» **SET EXERCISE**
Retype word for word the first line of the listing and each line after it up to the line with "-- (337,238) -- (435,238)", with the pictures taken out.

» **DATA PROVIDED**

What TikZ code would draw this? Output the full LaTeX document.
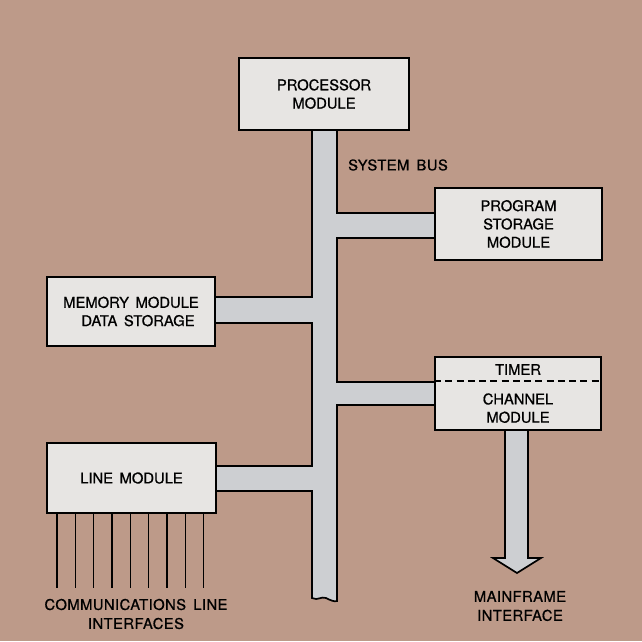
\documentclass[tikz,border=0pt]{standalone}
\usepackage{fontspec}
\setmainfont{TeX Gyre Heros}[WordSpace=1.6, FakeBold=0.8]
\usepackage{tikz}
\usetikzlibrary{arrows.meta,positioning}
\definecolor{bgtan}{HTML}{BD9A89}
\definecolor{boxgray}{HTML}{E7E5E3}
\definecolor{busgray}{HTML}{CDCFD2}

\begin{document}
\begin{tikzpicture}[
  x=0.025cm, y=-0.025cm,
  module/.style={rectangle, draw=black, fill=boxgray, line width=1.2pt, align=center, inner sep=0pt, font=\fontsize{10.5}{13}\selectfont\addfontfeatures{FakeBold=0.8}},
  busline/.style={draw=black, fill=busgray, line width=1.2pt, line join=miter},
  caption/.style={align=center, font=\fontsize{10.5}{13.5}\selectfont\addfontfeatures{LetterSpace=3, FakeBold=0.8}},
  wire/.style={draw=black, line width=1pt}
]
% background
\fill[bgtan] (0,0) rectangle (642,641);
\useasboundingbox (0,0) rectangle (642,641);

% system bus with its branches
\filldraw[busline] (312,125) -- (312,297) -- (215,297) -- (215,323) -- (312,323)
  -- (312,466) -- (216,466) -- (216,491) -- (312,491) -- (312,598)
  .. controls (318,601) and (321,596) .. (326,598)
  .. controls (330,600) and (334,602) .. (337,601)
  -- (337,405) -- (435,405) -- (435,382) -- (337,382)
  -- (337,238) -- (435,238) -- (435,213) -- (337,213) -- (337,125) -- cycle;

% mainframe arrow
\filldraw[busline] (505,425) -- (505,558) -- (493,558) -- (517,573) -- (541,558)
  -- (528,558) -- (528,425) -- cycle;

% modules
\node[module, minimum width=4.25cm, minimum height=1.8cm] (proc) at (324,94) {PROCESSOR\\MODULE};
\node[module, minimum width=4.175cm, minimum height=1.8cm] (prog) at (518.5,224) {PROGRAM\\STORAGE\\MODULE};
\node[module, minimum width=4.2cm, minimum height=1.725cm] (mem) at (131,311.5) {MEMORY MODULE\\\hspace*{0.35cm}DATA STORAGE};
\node[module, minimum width=4.15cm, minimum height=1.825cm] (chan) at (518,393.5) {TIMER\\[8pt]CHANNEL\\MODULE};
\node[module, minimum width=4.225cm, minimum height=1.75cm] (line) at (131.5,478) {LINE MODULE};
\draw[dashed, line width=1pt, dash pattern=on 5pt off 3pt] ([yshift=0.3125cm]chan.west) -- ([yshift=0.3125cm]chan.east);

% communication lines
\foreach \i in {0,...,8}
  \draw[wire] ([xshift=0.275cm+\i*0.4575cm]line.south west) -- ++(0,74);

% labels
\node[caption] (bus) at (398,165) {SYSTEM BUS};
\node[caption] (comm) at (136,614) {COMMUNICATIONS LINE\\INTERFACES};
\node[caption] (mainframe) at (520,606) {MAINFRAME\\INTERFACE};
\end{tikzpicture}
\end{document}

» **REPLY TO THE EXERCISE**
What TikZ code would draw this? Output the full LaTeX document.
\documentclass[tikz,border=0pt]{standalone}
\usepackage{fontspec}
\setmainfont{TeX Gyre Heros}[WordSpace=1.6, FakeBold=0.8]
\usepackage{tikz}
\usetikzlibrary{arrows.meta,positioning}
\definecolor{bgtan}{HTML}{BD9A89}
\definecolor{boxgray}{HTML}{E7E5E3}
\definecolor{busgray}{HTML}{CDCFD2}

\begin{document}
\begin{tikzpicture}[
  x=0.025cm, y=-0.025cm,
  module/.style={rectangle, draw=black, fill=boxgray, line width=1.2pt, align=center, inner sep=0pt, font=\fontsize{10.5}{13}\selectfont\addfontfeatures{FakeBold=0.8}},
  busline/.style={draw=black, fill=busgray, line width=1.2pt, line join=miter},
  caption/.style={align=center, font=\fontsize{10.5}{13.5}\selectfont\addfontfeatures{LetterSpace=3, FakeBold=0.8}},
  wire/.style={draw=black, line width=1pt}
]
% background
\fill[bgtan] (0,0) rectangle (642,641);
\useasboundingbox (0,0) rectangle (642,641);

% system bus with its branches
\filldraw[busline] (312,125) -- (312,297) -- (215,297) -- (215,323) -- (312,323)
  -- (312,466) -- (216,466) -- (216,491) -- (312,491) -- (312,598)
  .. controls (318,601) and (321,596) .. (326,598)
  .. controls (330,600) and (334,602) .. (337,601)
  -- (337,405) -- (435,405) -- (435,382) -- (337,382)
  -- (337,238) -- (435,238) -- (435,213) -- (337,213) -- (337,125) -- cycle;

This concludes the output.